Сначала я не боялась Анико Берга. Он был худым, серьезным молодым человеком, который жил в Убежище Гармонии с детства. Когда-то у нас был роман, но ничего серьезного — ни один из нас не хотел уходить из коммуны, чтобы быть вместе. Хотя коммуна не проповедовала свободную любовь, доктор Трогот не был противником секса, его гораздо больше волновало питание и пищеварение жителей. Многие из нас позволяли себе многолетние плотские утехи. Но Анико был честолюбив, ему не нравился уклад жизни в коммуне, ему не нравилось быть как все. Он начал приобретать влияние в Совете, что не было трудно, поскольку немногие в Убежище жаждали власти. Потому мы и ушли из мира, где власть так важна. Но, возможно, из-за того, что мы превратились в мирное стадо, мы стали неодолимым искушением для хитрого хищника. А Анико Берг и был таким хищником.

Я не буду затягивать эту часть рассказа, поскольку она печальна и банальна. Те из вас, кто, как Мартина, просматривал сетевые новости, возможно, слышали о безобразном конце Убежища Гармонии: перестрелка с властями, несколько погибших, включая Берга, несколько арестованных. Меня там не было: Берг и его приспешники выжили меня и Эйрин из приюта задолго до этого. Символично, что Анико использовал мое увлечение Сетью, чтобы опорочить меня: он вопрошал, что я делала в Сети по ночам, когда все остальные спали? Тратила электроэнергию, разговаривала бог знает с кем, и, конечно, не во благо — таковы были его обвинения. Как это ни печально, но в той обстановке, которую создали он и его друзья, мои товарищи по приюту поверили всему.

Я опять рассказываю слишком подробно. Наверное, это оттого, что я так долго не могла высказаться и почти забыла о той жизни, будто это была не моя жизнь. Но теперь, когда я говорю об этом, раны снова начинают болеть.

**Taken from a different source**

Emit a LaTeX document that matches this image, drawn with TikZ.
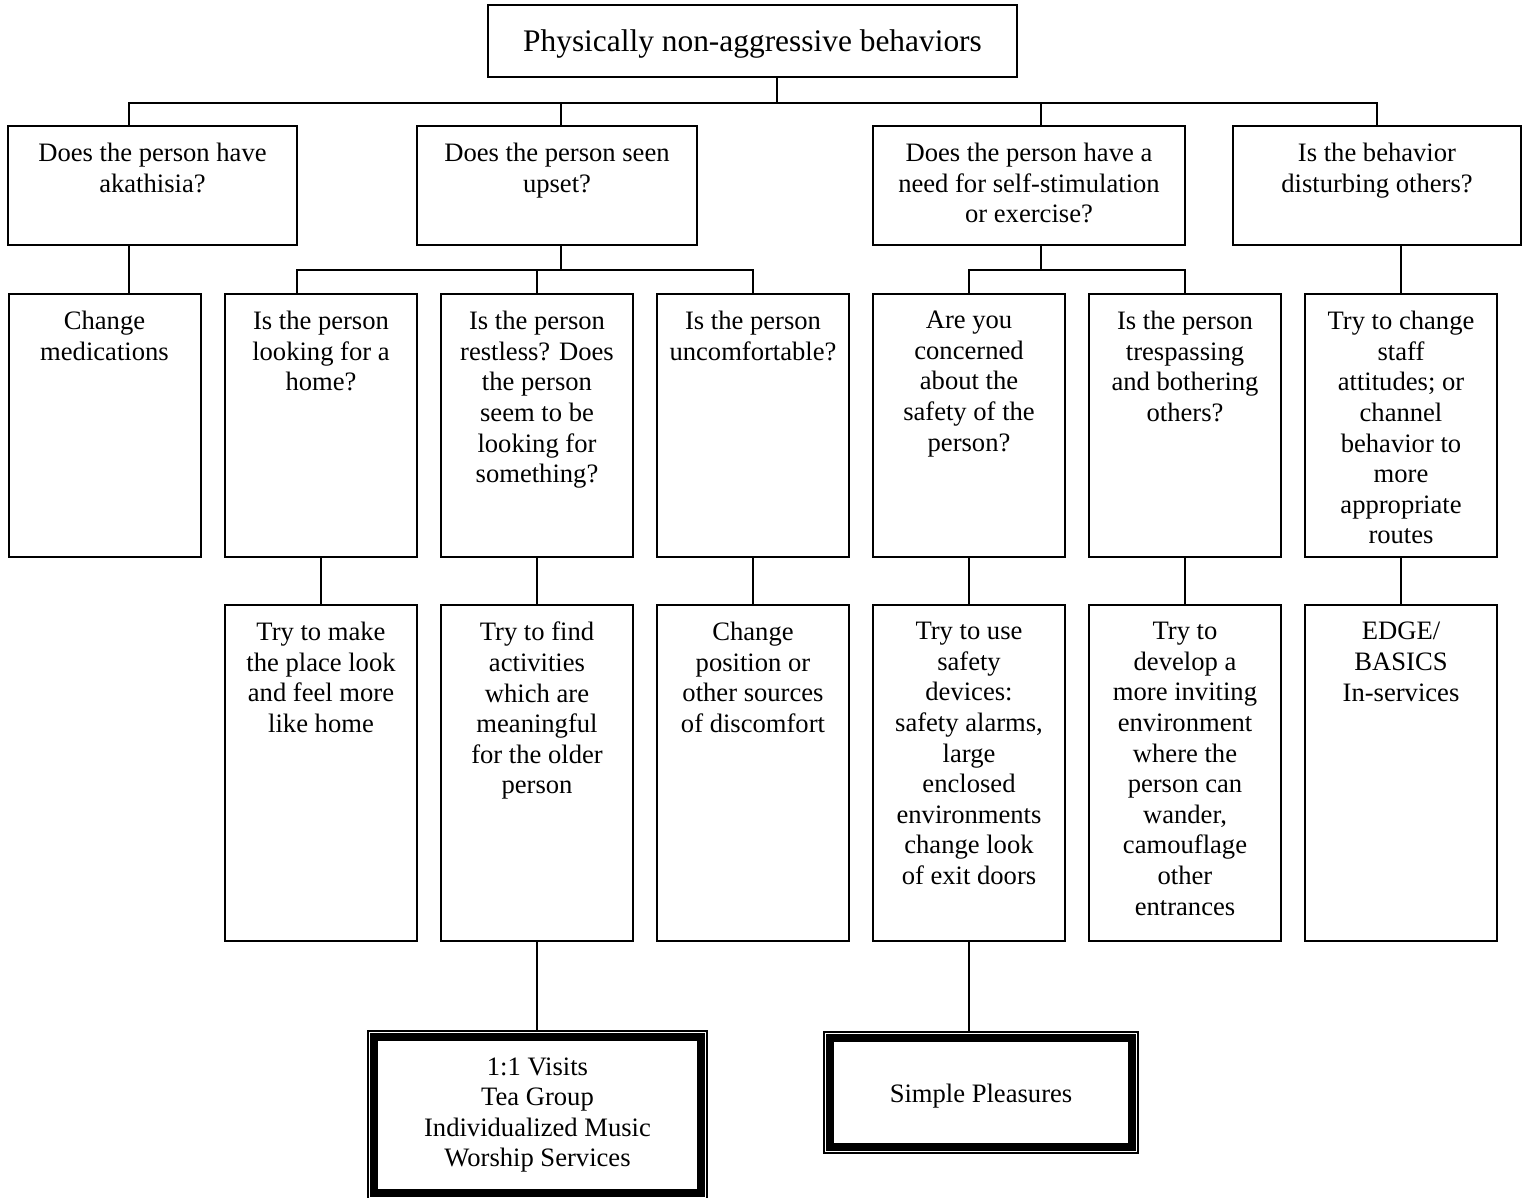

Вся моя жизнь сейчас посвящена выяснению того, что случилось с дочерью. Как и многих других детей, как вы знаете, ее неожиданно поразила страшная и загадочная болезнь. Сначала я и понятия не имела, что она связана с Сетью, потому что думала, что Эйрин редко ею пользуется и только под моим присмотром. Конечно, я была дурой, и тот факт, что многие занятые родители попадают в такую ситуацию, меня не утешил. Эйрин была очарована Сетью и использовала каждую возможность, когда я уходила на обходы в Убежище, чтобы окунуться в виртуальный мир за стенами приюта. Я узнала много позже, когда просмотрела свои счета, как далеко она зашла. Сначала я обнаружила, что с моей дочерью случилось что-то ужасное, наподобие удара, и что врачи, намного лучше меня, ничего не могли для нее сделать.